> **Data lines**
•••
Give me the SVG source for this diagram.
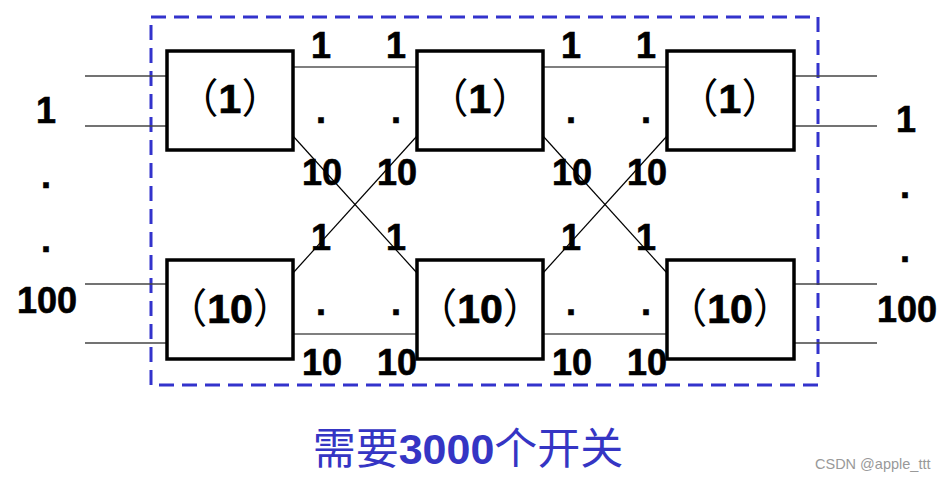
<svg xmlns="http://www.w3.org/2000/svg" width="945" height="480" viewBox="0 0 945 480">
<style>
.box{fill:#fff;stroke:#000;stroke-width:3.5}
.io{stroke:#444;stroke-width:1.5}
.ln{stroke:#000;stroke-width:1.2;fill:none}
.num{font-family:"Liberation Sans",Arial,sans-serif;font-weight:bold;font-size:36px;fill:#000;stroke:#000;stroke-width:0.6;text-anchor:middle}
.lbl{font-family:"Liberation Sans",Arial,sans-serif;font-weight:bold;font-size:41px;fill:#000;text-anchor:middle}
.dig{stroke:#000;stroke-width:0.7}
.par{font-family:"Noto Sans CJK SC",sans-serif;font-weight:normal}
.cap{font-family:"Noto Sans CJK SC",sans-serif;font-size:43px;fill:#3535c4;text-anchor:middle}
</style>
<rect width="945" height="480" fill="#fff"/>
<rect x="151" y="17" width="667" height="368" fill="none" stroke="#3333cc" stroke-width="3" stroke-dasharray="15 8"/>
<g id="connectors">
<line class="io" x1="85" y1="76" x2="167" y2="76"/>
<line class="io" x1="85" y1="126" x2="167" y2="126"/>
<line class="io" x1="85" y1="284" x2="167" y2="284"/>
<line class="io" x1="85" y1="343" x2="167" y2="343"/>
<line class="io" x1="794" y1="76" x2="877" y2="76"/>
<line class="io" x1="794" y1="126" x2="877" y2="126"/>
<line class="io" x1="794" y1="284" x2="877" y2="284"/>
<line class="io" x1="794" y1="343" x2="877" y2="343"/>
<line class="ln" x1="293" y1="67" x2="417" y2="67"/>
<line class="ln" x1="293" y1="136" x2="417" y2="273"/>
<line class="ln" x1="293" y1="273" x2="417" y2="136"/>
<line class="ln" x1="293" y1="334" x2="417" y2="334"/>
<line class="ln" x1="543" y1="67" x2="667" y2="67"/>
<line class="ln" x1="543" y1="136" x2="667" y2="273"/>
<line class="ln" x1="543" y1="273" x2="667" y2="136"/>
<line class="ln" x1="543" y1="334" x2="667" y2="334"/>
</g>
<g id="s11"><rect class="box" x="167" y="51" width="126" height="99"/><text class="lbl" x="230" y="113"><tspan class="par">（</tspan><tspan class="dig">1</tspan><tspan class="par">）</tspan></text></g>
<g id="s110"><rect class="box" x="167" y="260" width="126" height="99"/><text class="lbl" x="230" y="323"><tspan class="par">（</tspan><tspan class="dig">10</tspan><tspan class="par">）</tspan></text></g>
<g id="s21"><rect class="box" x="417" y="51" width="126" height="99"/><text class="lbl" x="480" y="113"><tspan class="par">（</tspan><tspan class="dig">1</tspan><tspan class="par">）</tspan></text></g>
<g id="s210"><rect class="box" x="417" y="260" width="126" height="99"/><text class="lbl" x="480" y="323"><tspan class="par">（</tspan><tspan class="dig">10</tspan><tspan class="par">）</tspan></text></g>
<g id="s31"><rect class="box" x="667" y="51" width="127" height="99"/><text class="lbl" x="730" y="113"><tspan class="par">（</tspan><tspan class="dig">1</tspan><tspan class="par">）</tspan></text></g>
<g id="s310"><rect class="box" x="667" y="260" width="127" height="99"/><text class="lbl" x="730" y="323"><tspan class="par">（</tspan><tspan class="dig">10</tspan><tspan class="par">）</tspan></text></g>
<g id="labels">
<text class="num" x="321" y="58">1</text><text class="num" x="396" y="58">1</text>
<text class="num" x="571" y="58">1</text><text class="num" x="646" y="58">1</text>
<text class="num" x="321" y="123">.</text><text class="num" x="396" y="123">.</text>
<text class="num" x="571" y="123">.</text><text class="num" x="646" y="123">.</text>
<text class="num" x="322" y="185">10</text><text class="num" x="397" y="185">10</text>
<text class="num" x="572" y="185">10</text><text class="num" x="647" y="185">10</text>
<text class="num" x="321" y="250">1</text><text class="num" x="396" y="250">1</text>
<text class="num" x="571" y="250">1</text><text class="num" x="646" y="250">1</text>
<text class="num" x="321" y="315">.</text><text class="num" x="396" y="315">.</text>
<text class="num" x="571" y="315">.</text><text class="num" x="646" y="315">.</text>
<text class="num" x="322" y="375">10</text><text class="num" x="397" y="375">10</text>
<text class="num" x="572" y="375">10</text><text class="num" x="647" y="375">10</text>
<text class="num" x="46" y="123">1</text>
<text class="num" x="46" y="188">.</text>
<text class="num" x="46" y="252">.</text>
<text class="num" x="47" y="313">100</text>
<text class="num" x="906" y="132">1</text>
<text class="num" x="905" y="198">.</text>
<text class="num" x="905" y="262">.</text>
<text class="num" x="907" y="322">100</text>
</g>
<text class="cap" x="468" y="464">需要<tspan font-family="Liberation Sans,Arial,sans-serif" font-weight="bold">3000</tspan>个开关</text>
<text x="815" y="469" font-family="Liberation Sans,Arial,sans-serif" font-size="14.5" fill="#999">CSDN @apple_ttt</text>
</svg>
•••
> **The problem**
Do not copy the pictures, but repeat every line exactly.

> **Solution to this task**
Give me the SVG source for this diagram.
<svg xmlns="http://www.w3.org/2000/svg" width="945" height="480" viewBox="0 0 945 480">
<style>
.box{fill:#fff;stroke:#000;stroke-width:3.5}
.io{stroke:#444;stroke-width:1.5}
.ln{stroke:#000;stroke-width:1.2;fill:none}
.num{font-family:"Liberation Sans",Arial,sans-serif;font-weight:bold;font-size:36px;fill:#000;stroke:#000;stroke-width:0.6;text-anchor:middle}
.lbl{font-family:"Liberation Sans",Arial,sans-serif;font-weight:bold;font-size:41px;fill:#000;text-anchor:middle}
.dig{stroke:#000;stroke-width:0.7}
.par{font-family:"Noto Sans CJK SC",sans-serif;font-weight:normal}
.cap{font-family:"Noto Sans CJK SC",sans-serif;font-size:43px;fill:#3535c4;text-anchor:middle}
</style>
<rect width="945" height="480" fill="#fff"/>
<rect x="151" y="17" width="667" height="368" fill="none" stroke="#3333cc" stroke-width="3" stroke-dasharray="15 8"/>
<g id="connectors">
<line class="io" x1="85" y1="76" x2="167" y2="76"/>
<line class="io" x1="85" y1="126" x2="167" y2="126"/>
<line class="io" x1="85" y1="284" x2="167" y2="284"/>
<line class="io" x1="85" y1="343" x2="167" y2="343"/>
<line class="io" x1="794" y1="76" x2="877" y2="76"/>
<line class="io" x1="794" y1="126" x2="877" y2="126"/>
<line class="io" x1="794" y1="284" x2="877" y2="284"/>
<line class="io" x1="794" y1="343" x2="877" y2="343"/>
<line class="ln" x1="293" y1="67" x2="417" y2="67"/>
<line class="ln" x1="293" y1="136" x2="417" y2="273"/>
<line class="ln" x1="293" y1="273" x2="417" y2="136"/>
<line class="ln" x1="293" y1="334" x2="417" y2="334"/>
<line class="ln" x1="543" y1="67" x2="667" y2="67"/>
<line class="ln" x1="543" y1="136" x2="667" y2="273"/>
<line class="ln" x1="543" y1="273" x2="667" y2="136"/>
<line class="ln" x1="543" y1="334" x2="667" y2="334"/>
</g>
<g id="s11"><rect class="box" x="167" y="51" width="126" height="99"/><text class="lbl" x="230" y="113"><tspan class="par">（</tspan><tspan class="dig">1</tspan><tspan class="par">）</tspan></text></g>
<g id="s110"><rect class="box" x="167" y="260" width="126" height="99"/><text class="lbl" x="230" y="323"><tspan class="par">（</tspan><tspan class="dig">10</tspan><tspan class="par">）</tspan></text></g>
<g id="s21"><rect class="box" x="417" y="51" width="126" height="99"/><text class="lbl" x="480" y="113"><tspan class="par">（</tspan><tspan class="dig">1</tspan><tspan class="par">）</tspan></text></g>
<g id="s210"><rect class="box" x="417" y="260" width="126" height="99"/><text class="lbl" x="480" y="323"><tspan class="par">（</tspan><tspan class="dig">10</tspan><tspan class="par">）</tspan></text></g>
<g id="s31"><rect class="box" x="667" y="51" width="127" height="99"/><text class="lbl" x="730" y="113"><tspan class="par">（</tspan><tspan class="dig">1</tspan><tspan class="par">）</tspan></text></g>
<g id="s310"><rect class="box" x="667" y="260" width="127" height="99"/><text class="lbl" x="730" y="323"><tspan class="par">（</tspan><tspan class="dig">10</tspan><tspan class="par">）</tspan></text></g>
<g id="labels">
<text class="num" x="321" y="58">1</text><text class="num" x="396" y="58">1</text>
<text class="num" x="571" y="58">1</text><text class="num" x="646" y="58">1</text>
<text class="num" x="321" y="123">.</text><text class="num" x="396" y="123">.</text>
<text class="num" x="571" y="123">.</text><text class="num" x="646" y="123">.</text>
<text class="num" x="322" y="185">10</text><text class="num" x="397" y="185">10</text>
<text class="num" x="572" y="185">10</text><text class="num" x="647" y="185">10</text>
<text class="num" x="321" y="250">1</text><text class="num" x="396" y="250">1</text>
<text class="num" x="571" y="250">1</text><text class="num" x="646" y="250">1</text>
<text class="num" x="321" y="315">.</text><text class="num" x="396" y="315">.</text>
<text class="num" x="571" y="315">.</text><text class="num" x="646" y="315">.</text>
<text class="num" x="322" y="375">10</text><text class="num" x="397" y="375">10</text>
<text class="num" x="572" y="375">10</text><text class="num" x="647" y="375">10</text>
<text class="num" x="46" y="123">1</text>
<text class="num" x="46" y="188">.</text>
<text class="num" x="46" y="252">.</text>
<text class="num" x="47" y="313">100</text>
<text class="num" x="906" y="132">1</text>
<text class="num" x="905" y="198">.</text>
<text class="num" x="905" y="262">.</text>
<text class="num" x="907" y="322">100</text>
</g>
<text class="cap" x="468" y="464">需要<tspan font-family="Liberation Sans,Arial,sans-serif" font-weight="bold">3000</tspan>个开关</text>
<text x="815" y="469" font-family="Liberation Sans,Arial,sans-serif" font-size="14.5" fill="#999">CSDN @apple_ttt</text>
</svg>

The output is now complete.